Ce sont évidemment les liaisons Afrique-Asie qui décollent : + 11 % en 2003, + 7 % attendus cette année. Delmas renforce ses lignes avec l’Extrême-Orient. En Afrique de l’Est, le groupe a conclu un partenariat avec Mitsui et avec la compagnie anglo-néerlandaise P & O Nedlloyd pour augmenter ses dessertes asiatiques. Au Kenya, en Tanzanie et au Mozambique, le groupe français s’appuie en outre sur sa filiale d’origine belge AMI pour assurer son emprise.

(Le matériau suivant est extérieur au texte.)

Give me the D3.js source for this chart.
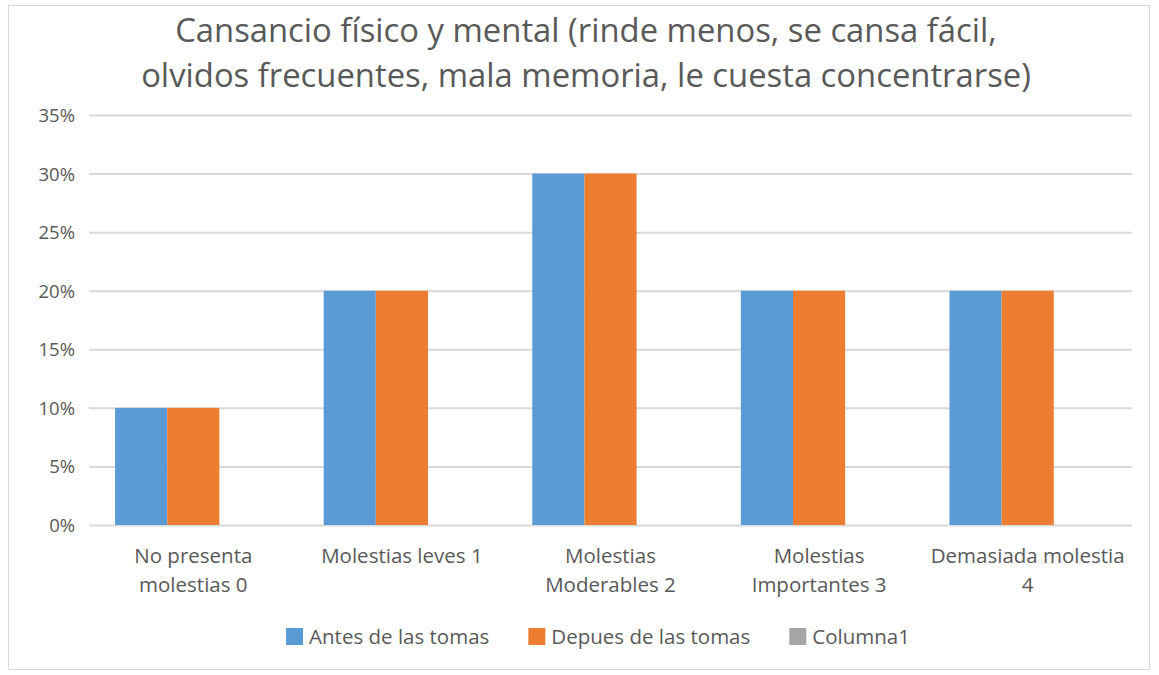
<!DOCTYPE html>
<html>
<head>
<meta charset="utf-8">
<script src="https://cdn.jsdelivr.net/npm/d3@7"></script>
<style>
  body { margin: 0; background: #fff; }
  text { font-family: "Open Sans", "DejaVu Sans", sans-serif; }
</style>
</head>
<body>
<div id="chart"></div>
<script>
// data
var categories = [
  ['No presenta', 'molestias 0'],
  ['Molestias leves 1'],
  ['Molestias', 'Moderables 2'],
  ['Molestias', 'Importantes 3'],
  ['Demasiada molestia', '4']
];
var seriesNames = ['Antes de las tomas', 'Depues de las tomas', 'Columna1'];
var antes = [0.10, 0.20, 0.30, 0.20, 0.20];
var depues = [0.10, 0.20, 0.30, 0.20, 0.20];
var columna1 = [0, 0, 0, 0, 0];
var yTicks = [0, 0.05, 0.10, 0.15, 0.20, 0.25, 0.30, 0.35];
var titleLines = [
  'Cansancio físico y mental (rinde menos, se cansa fácil,',
  'olvidos frecuentes, mala memoria, le cuesta concentrarse)'
];

var config = {
  width: 1159,
  height: 675,
  left: 89,
  right: 1132,
  top: 115,
  bottom: 525,
  colors: ['#5B9BD5', '#ED7D31', '#A5A5A5'],
  gridColor: '#D9D9D9',
  textColor: '#595959'
};

var svg = d3.select('#chart').append('svg')
  .attr('width', config.width)
  .attr('height', config.height);

// chart border
svg.append('rect')
  .attr('x', 8.5).attr('y', 5.5)
  .attr('width', 1141).attr('height', 664)
  .attr('fill', '#fff')
  .attr('stroke', '#D9D9D9');

// title
svg.selectAll('text.title').data(titleLines).enter().append('text')
  .attr('class', 'title')
  .attr('x', 586)
  .attr('y', function(d, i) { return 42 + i * 45; })
  .attr('text-anchor', 'middle')
  .attr('font-size', 32.8)
  .attr('fill', config.textColor)
  .text(function(d) { return d; });

var y = d3.scaleLinear().domain([0, 0.35]).range([config.bottom, config.top]);
var x0 = d3.scaleBand().domain(d3.range(categories.length))
  .range([config.left, config.right]).paddingInner(0).paddingOuter(0);
var bw = x0.bandwidth();
var x1 = d3.scaleBand().domain(d3.range(seriesNames.length))
  .range([bw / 8, bw - bw / 8]).padding(0);

// gridlines + y labels
var yAxis = d3.axisLeft(y).tickValues(yTicks)
  .tickFormat(d3.format('.0%'))
  .tickSize(-(config.right - config.left));
var ga = svg.append('g')
  .attr('transform', 'translate(' + config.left + ',0)')
  .call(yAxis);
ga.select('.domain').remove();
ga.selectAll('line').attr('stroke', config.gridColor).attr('stroke-width', 2);
ga.selectAll('text')
  .attr('x', -14)
  .attr('dy', '0.35em')
  .attr('fill', config.textColor)
  .attr('font-size', 18.5)
  .attr('font-family', '"Open Sans", sans-serif');

// bars
var allSeries = [antes, depues, columna1];
var groups = svg.selectAll('g.series').data(allSeries).enter().append('g')
  .attr('class', 'series')
  .attr('fill', function(d, i) { return config.colors[i]; });
groups.selectAll('rect').data(function(d, i) {
    return d.map(function(v, c) { return { v: v, c: c, s: i }; });
  }).enter().append('rect')
  .attr('x', function(d) { return x0(d.c) + x1(d.s); })
  .attr('width', x1.bandwidth())
  .attr('y', function(d) { return y(d.v); })
  .attr('height', function(d) { return y(0) - y(d.v); });

// category labels
var cl = svg.selectAll('text.cat').data(categories).enter().append('text')
  .attr('class', 'cat')
  .attr('text-anchor', 'middle')
  .attr('font-size', 20.5)
  .attr('fill', config.textColor);
cl.selectAll('tspan').data(function(d, i) {
    return d.map(function(t) { return { t: t, c: i }; });
  }).enter().append('tspan')
  .attr('x', function(d) { return x0(d.c) + bw / 2; })
  .attr('y', function(d, j) { return 563 + j * 29; })
  .text(function(d) { return d.t; });

// legend: laid out from measured text widths, centred
var sq = 17, sqGap = 6, itemGap = 39, legendCenter = 598;
var lg = svg.selectAll('g.legend').data(seriesNames).enter().append('g')
  .attr('class', 'legend');
lg.append('rect')
  .attr('y', 628)
  .attr('width', sq).attr('height', sq)
  .attr('fill', function(d, i) { return config.colors[i]; });
lg.append('text')
  .attr('x', sq + sqGap).attr('y', 644)
  .attr('font-size', 20.5)
  .attr('fill', config.textColor)
  .text(function(d) { return d; });
var widths = [];
lg.select('text').each(function() { widths.push(this.getComputedTextLength()); });
var total = d3.sum(widths) + widths.length * (sq + sqGap) + (widths.length - 1) * itemGap;
var cursor = legendCenter - total / 2;
lg.attr('transform', function(d, i) {
  var t = 'translate(' + cursor + ',0)';
  cursor += sq + sqGap + widths[i] + itemGap;
  return t;
});
</script>
</body>
</html>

Dans cette nouvelle région stratégique, le groupe Bolloré se trouve en effet au coude à coude avec son grand concurrent, le danois A.P. Moeller-Maersk, qui a racheté la compagnie sud-africaine Safmarine en 2000. Si la guerre des prix de la fin des années 1990 s’est soldée par une trêve conclue en mars 2000, la concurrence pour les parts de marché reste féroce. Bras armé de Maersk sur le continent, Safmarine investit fortement dans l’océan Indien. Son service « Prime Express », opérationnel dès juillet 2004, vise à renforcer la fréquence des liaisons et la qualité des services entre l’Europe, le Moyen-Orient, la mer Rouge et le sous-continent indien, via le canal de Suez. « Les temps de transit ont été améliorés », souligne Paul De Coster, le responsable commercial de Safmarine pour l’Europe. « Ainsi, le trajet de Fos-sur-Mer, en France, à Djebel Ali, aux Émirats arabes unis, a été ramené à douze jours ; la liaison de Port Qasim, au Pakistan, à Rotterdam, aux Pays-Bas, n’en prendra que treize. » Maersk ne délaisse pas pour autant la façade Atlantique du continent. Pour le trafic de conteneurs avec l’Europe de l’Ouest, Maersk-Safmarine détiendrait 29 % des parts de marché, contre 31 % pour Delmas-Otal ; sur les liaisons avec l’Europe méditerranéenne, également en conteneurs, le groupe danois occuperait 36 % du marché, le français 15 %, suivis par l’italien Messina (20 %) et le groupe suisse Mediterranean Shipping Company (19 %).
Soucieux de ne pas susciter des accusations d’« abus de position dominante » sur certains marchés, les deux concurrents préfèrent rester discrets à ce sujet. Nul mystère pourtant : pour rester rentables en Afrique, ils appliquent la méthode mise au point par Vincent Bolloré depuis vingt ans. Intégration de la chaîne logistique, contrôle de la manutention portuaire, voire des transports terrestres, avec acquisition de compagnies de chemin de fer, à la faveur des privatisations. De même, les deux groupes s’affrontent régulièrement dans les appels d’offres consécutifs aux privatisations portuaires, réalisées sous l’égide de la Banque mondiale.
Ce modèle économique présente des avantages : qualité de service garantie aux clients et rente assurée pour les États. Il a aussi ses inconvénients, dont les plus notables sont les prix élevés et l’élimination de toute concurrence locale. Il est ainsi qualifié de « néocolonial » par de nombreux économistes. Si l’Asie soutient en ce moment l’activité maritime en Afrique, les compagnies européennes n’entendent pas laisser filer leurs lignes.